SIMBAD references

Context. Determining the effects of an accretion disk is crucial to understanding the evolution of young stars. During the combined evolution, stellar and disk parameters influence one another, which motivated us to develop a combined stellar and disk model. This makes a combined numerical model, with the disk evolving alongside the star, the next logical step in the progress of studying early stellar evolution.
Aims. We aim to understand the effects of metallicity on the accretion disk and the stellar spin evolution during the T Tauri phase.
Methods. We combined the numerical treatment of a hydrodynamic disk with stellar evolution, including a stellar spin model and allowing a self-consistent calculation of the back-reactions between the individual components.
Results. We present the self-consistent theoretical evolution of T Tauri stars coupled to a stellar disk. We find that disks in low-metallicity environments are heated differently and have shorter lifetimes compared to their solar-metallicity counterparts. Differences in stellar radii, the contraction rate of the stellar radius, and the shorter disk lifetimes result in low-metallicity stars rotating more rapidly.
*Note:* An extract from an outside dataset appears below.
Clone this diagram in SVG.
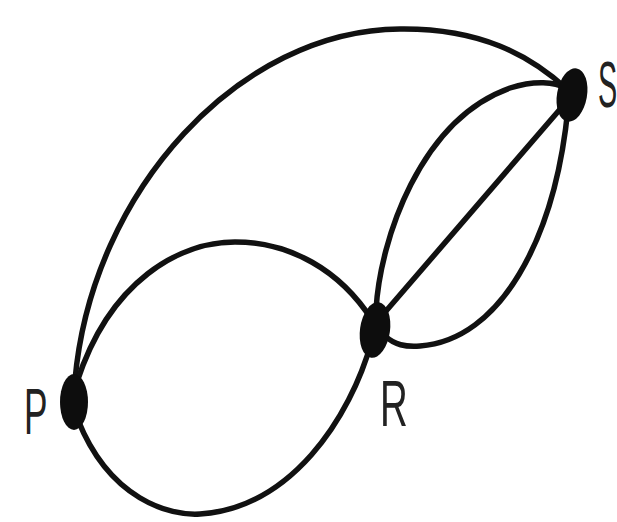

Conclusions. We present an additional explanation for the observed short disk lifetimes in low-metallicity clusters. A combination of our model with those of previous studies (e.g., a metallicity-based photo-evaporation) could help us understand disk evolution and dispersal at different metallicities. Furthermore, our stellar spin evolution model includes several important effects that had previously been ignored (e.g., the stellar magnetic field strength and a realistic calculation of the disk lifetime). We encourage others to include our results as initial or input parameters in further spin evolution models that cover the stellar evolution toward and during the main sequence.